→ LISTING
+++

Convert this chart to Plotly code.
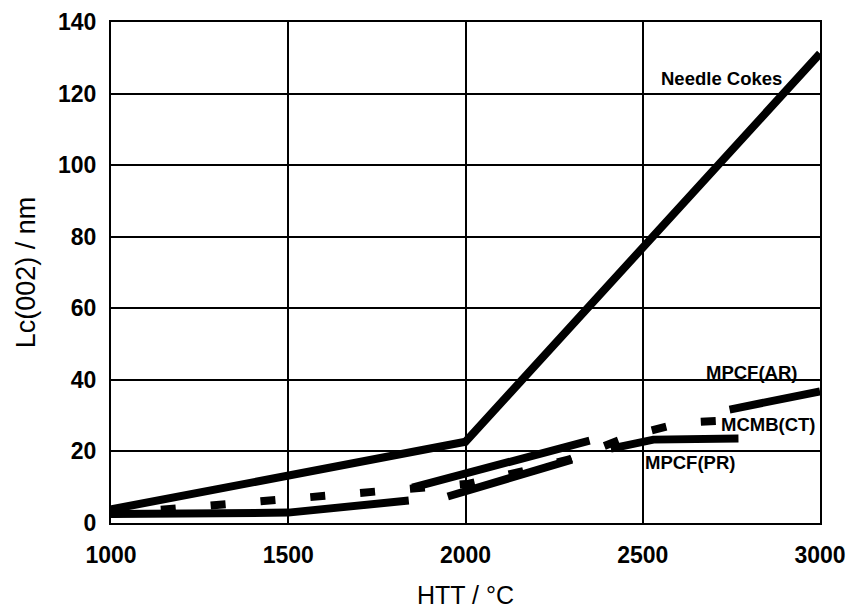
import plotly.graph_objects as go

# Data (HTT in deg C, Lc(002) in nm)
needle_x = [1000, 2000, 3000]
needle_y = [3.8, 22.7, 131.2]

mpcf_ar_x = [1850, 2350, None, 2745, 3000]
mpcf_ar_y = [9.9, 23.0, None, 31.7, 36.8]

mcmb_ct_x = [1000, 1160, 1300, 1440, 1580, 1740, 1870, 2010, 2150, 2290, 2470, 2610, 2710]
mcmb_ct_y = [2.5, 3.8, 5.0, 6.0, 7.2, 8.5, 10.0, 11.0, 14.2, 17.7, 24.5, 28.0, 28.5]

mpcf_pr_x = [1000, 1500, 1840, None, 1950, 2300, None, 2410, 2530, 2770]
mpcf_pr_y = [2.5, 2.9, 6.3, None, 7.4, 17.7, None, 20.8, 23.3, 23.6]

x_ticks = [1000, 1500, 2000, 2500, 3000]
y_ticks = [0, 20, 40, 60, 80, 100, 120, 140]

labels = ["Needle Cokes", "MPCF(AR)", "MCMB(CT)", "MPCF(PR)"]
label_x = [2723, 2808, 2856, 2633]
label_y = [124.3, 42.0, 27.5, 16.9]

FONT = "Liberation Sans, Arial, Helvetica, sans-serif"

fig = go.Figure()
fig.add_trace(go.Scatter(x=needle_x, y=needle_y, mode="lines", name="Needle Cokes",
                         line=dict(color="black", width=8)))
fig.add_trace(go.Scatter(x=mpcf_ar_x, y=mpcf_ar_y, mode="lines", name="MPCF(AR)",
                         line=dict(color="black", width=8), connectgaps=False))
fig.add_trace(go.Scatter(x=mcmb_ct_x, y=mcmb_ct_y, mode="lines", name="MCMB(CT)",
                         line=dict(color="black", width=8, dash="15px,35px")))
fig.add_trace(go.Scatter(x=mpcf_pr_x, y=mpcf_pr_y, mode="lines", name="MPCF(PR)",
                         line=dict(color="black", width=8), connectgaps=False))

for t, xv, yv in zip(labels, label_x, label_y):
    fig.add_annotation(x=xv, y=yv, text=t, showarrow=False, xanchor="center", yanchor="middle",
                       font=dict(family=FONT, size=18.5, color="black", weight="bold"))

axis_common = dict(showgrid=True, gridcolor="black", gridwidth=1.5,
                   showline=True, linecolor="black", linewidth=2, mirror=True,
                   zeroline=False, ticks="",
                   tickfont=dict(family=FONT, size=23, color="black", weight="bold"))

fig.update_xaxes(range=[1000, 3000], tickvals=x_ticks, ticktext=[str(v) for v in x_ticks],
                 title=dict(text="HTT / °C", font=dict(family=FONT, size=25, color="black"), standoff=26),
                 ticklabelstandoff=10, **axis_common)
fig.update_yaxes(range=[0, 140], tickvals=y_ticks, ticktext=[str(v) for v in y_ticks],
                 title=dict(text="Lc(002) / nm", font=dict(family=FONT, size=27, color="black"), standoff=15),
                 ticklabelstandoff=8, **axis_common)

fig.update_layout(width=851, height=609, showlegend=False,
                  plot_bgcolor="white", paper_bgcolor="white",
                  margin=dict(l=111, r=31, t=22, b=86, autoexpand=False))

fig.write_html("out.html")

+++

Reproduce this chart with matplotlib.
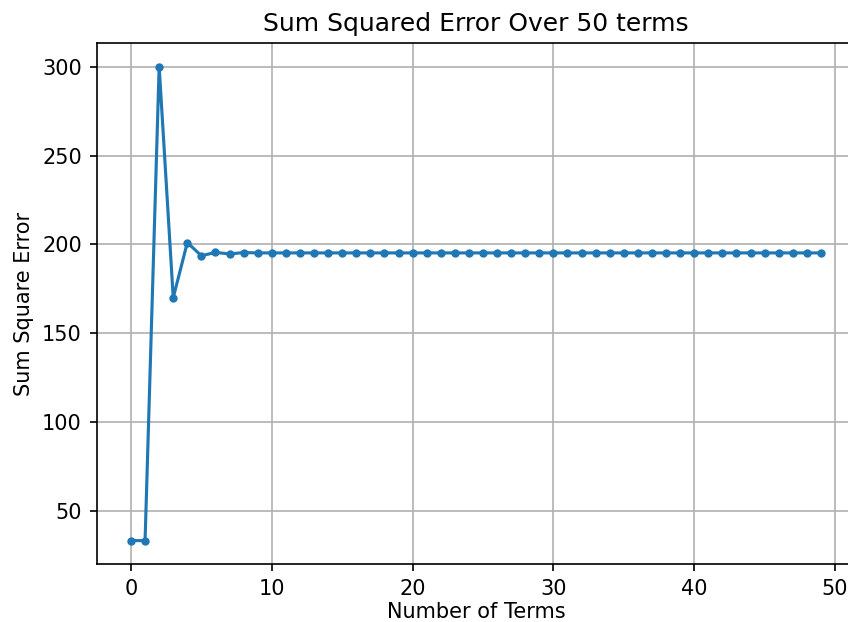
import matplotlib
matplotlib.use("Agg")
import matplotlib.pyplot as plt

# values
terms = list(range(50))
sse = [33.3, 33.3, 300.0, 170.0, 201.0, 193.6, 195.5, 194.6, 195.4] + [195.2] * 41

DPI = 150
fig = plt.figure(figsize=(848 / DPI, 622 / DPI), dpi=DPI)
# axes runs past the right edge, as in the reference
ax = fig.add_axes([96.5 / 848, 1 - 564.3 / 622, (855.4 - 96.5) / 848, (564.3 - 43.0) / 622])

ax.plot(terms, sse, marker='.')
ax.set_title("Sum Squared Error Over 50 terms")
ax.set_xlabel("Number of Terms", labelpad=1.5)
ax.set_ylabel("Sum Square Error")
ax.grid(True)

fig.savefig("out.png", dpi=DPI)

+++

→ EXERCISE
From the material above, reproduce only what runs from the line holding "Convert this chart to Plotly code." down to the line holding "mpcf_ar_y = [9.9, 23.0, None, 31.7, 36.8]", both included, pictures excluded.

→ TASK ANSWER
Convert this chart to Plotly code.
import plotly.graph_objects as go

# Data (HTT in deg C, Lc(002) in nm)
needle_x = [1000, 2000, 3000]
needle_y = [3.8, 22.7, 131.2]

mpcf_ar_x = [1850, 2350, None, 2745, 3000]
mpcf_ar_y = [9.9, 23.0, None, 31.7, 36.8]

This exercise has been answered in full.